Problem statement: In the records below, find the line containing "Write the matplotlib code for this chart." and the line containing "from matplotlib.patches import". Give again exactly those lines and every line between them, omitting the pictures.

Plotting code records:
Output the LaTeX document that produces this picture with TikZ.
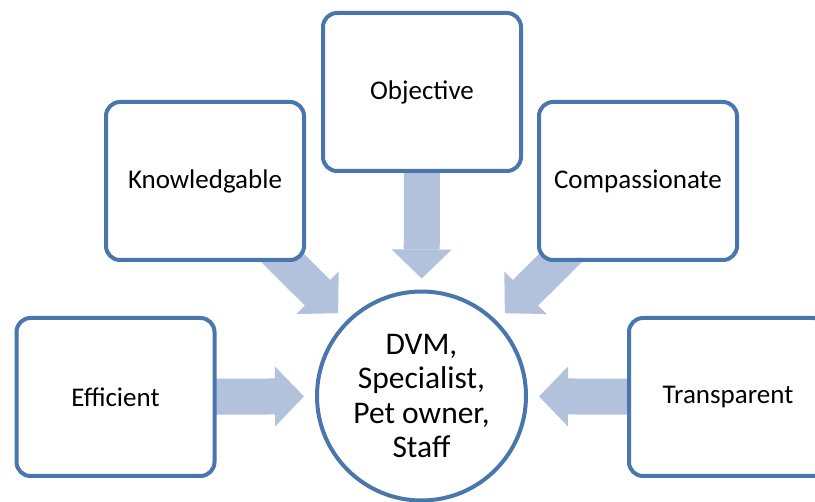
\documentclass[tikz,border=0pt]{standalone}
\usepackage{fontspec}
\setmainfont{Carlito}
\usepackage{tikz}
\usetikzlibrary{
  arrows.meta,
  backgrounds
}
\definecolor{boxblue}{RGB}{73,118,173}
\definecolor{arrowblue}{RGB}{178,193,220}
\tikzset{
  trait/.style={
    draw=boxblue,
    line width=4pt,
    fill=white,
    rounded corners=14pt,
    minimum width=198pt,
    minimum height=158pt,
    font=\fontsize{27}{32}\selectfont},
  hub/.style={
    circle,
    draw=boxblue,
    line width=4pt,
    fill=white,
    minimum size=209pt,
    align=center,
    font=\fontsize{31.5}{34.5}\selectfont},
  blockarrow/.style={
    draw=arrowblue,
    line width=36pt,
    -{Triangle[length=29pt,width=60pt,line width=0pt]},
    shorten >=11pt}
  }

\begin{document}
\begin{tikzpicture}[x=1pt,y=-1pt]
      \useasboundingbox (0,0) rectangle (815,502);
      \clip (0,0) rectangle (815,502);
      \node [hub] (dvm) at (421.5,396) {DVM,\\Specialist,\\Pet owner,\\Staff};
      \node [trait] (obj) at (422,92) {Objective};
      \node [trait] (know) at (205,181) {Knowledgable};
      \node [trait] (comp) at (638,181) {Compassionate};
      \node [trait] (eff) at (115.5,397) {Efficient};
      \node [trait] (trans) at (728,397) {Transparent};
      \begin{scope}[on background layer]
        \draw [blockarrow] (obj.center) -- (dvm);
        \draw [blockarrow] (know.center) -- (dvm);
        \draw [blockarrow] (comp.center) -- (dvm);
        \draw [blockarrow] (eff.center) -- (dvm);
        \draw [blockarrow] (trans.center) -- (dvm);
      \end{scope}
    \end{tikzpicture}
\end{document}
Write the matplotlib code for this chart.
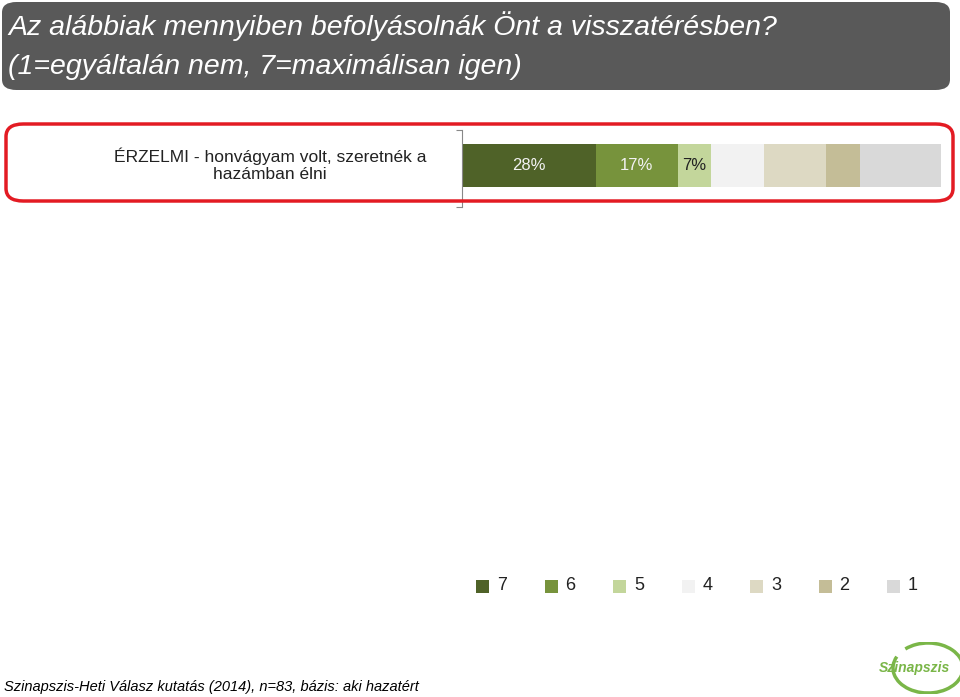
import matplotlib
matplotlib.use("Agg")
import matplotlib.pyplot as plt
from matplotlib.patches import FancyBboxPatch, Arc, Rectangle

categories = ["ÉRZELMI - honvágyam volt, szeretnék a\nhazámban élni"]
levels = ["7", "6", "5", "4", "3", "2", "1"]
values = [28, 17, 7, 11, 13, 7, 17]
labels_shown = ["28%", "17%", "7%", "", "", "", ""]
colors = ["#4f6228", "#77933c", "#c3d69b", "#f2f2f2", "#ddd9c3", "#c4bd97", "#d9d9d9"]

W, H = 960, 697
fig = plt.figure(figsize=(9.6, 6.97), dpi=100)
fx = lambda x: x / W
fy = lambda y: 1 - y / H

# title box
fig.patches.append(FancyBboxPatch((fx(2), fy(90)), fx(948), 88 / H,
    boxstyle="round,pad=0,rounding_size=0.015", transform=fig.transFigure,
    facecolor="#595959", edgecolor="none"))
fig.text(fx(8), fy(26), "Az alábbiak mennyiben befolyásolnák Önt a visszatérésben?",
         color="white", fontsize=20.5, style="italic", family="Liberation Sans", va="center")
fig.text(fx(8), fy(67), "(1=egyáltalán nem, 7=maximálisan igen)",
         color="white", fontsize=20.5, style="italic", family="Liberation Sans", va="center")

# red rounded box
fig.patches.append(FancyBboxPatch((fx(6), fy(201)), fx(947), 77 / H,
    boxstyle="round,pad=0,rounding_size=0.018", transform=fig.transFigure,
    facecolor="none", edgecolor="#e31b23", linewidth=2.5))

ax = fig.add_axes([fx(462), fy(207), fx(941) - fx(462), 77 / H])
left = 0
for v, c, lab in zip(values, colors, labels_shown):
    ax.barh(0.04, v, left=left, height=0.55, color=c, edgecolor="none")
    if lab:
        ax.text(left + v / 2, 0.04, lab, ha="center", va="center", fontsize=12,
                color="#f2f2f2" if c in ("#4f6228", "#77933c") else "#222222",
                family="Liberation Sans")
    left += v
ax.set_xlim(0, 100)
ax.set_ylim(-0.5, 0.5)
ax.set_xticks([])
ax.set_yticks([-0.5, 0.5])
ax.set_yticklabels([])
ax.tick_params(axis="y", length=4, color="#888888")
for s in ["top", "right", "bottom"]:
    ax.spines[s].set_visible(False)
ax.spines["left"].set_color("#888888")
ax.patch.set_alpha(0)

fig.text(fx(270), fy(165), categories[0], ha="center", va="center", fontsize=12.5,
         family="Liberation Sans", color="#222222", linespacing=1.2)

# legend
lx = 476
step = 68.5
for i, (lv, c) in enumerate(zip(levels, colors)):
    x = lx + i * step
    fig.patches.append(Rectangle((fx(x), fy(593)), 13 / W, 13 / H,
                                 transform=fig.transFigure, facecolor=c, edgecolor="none"))
    fig.text(fx(x + 21), fy(586), lv, fontsize=13, va="center",
             family="Liberation Sans", color="#222222")

# footer
fig.text(fx(4), fy(687), "Szinapszis-Heti Válasz kutatás (2014), n=83, bázis: aki hazatért",
         fontsize=10.5, style="italic", family="Liberation Sans", va="center")

# logo
lax = fig.add_axes([fx(880), fy(694), fx(80), 52 / H])
lax.set_xlim(0, 80); lax.set_ylim(0, 52); lax.axis("off")
lax.add_patch(Arc((48, 26), 70, 50, theta1=-200, theta2=140, color="#7ab648", lw=2.5))
lax.text(34, 26, "Szinapszis", fontsize=10, weight="bold", color="#7ab648",
         ha="center", va="center", family="Liberation Sans", style="italic")

fig.savefig("out.png", dpi=100)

Task solution:
Write the matplotlib code for this chart.
import matplotlib
matplotlib.use("Agg")
import matplotlib.pyplot as plt
from matplotlib.patches import FancyBboxPatch, Arc, Rectangle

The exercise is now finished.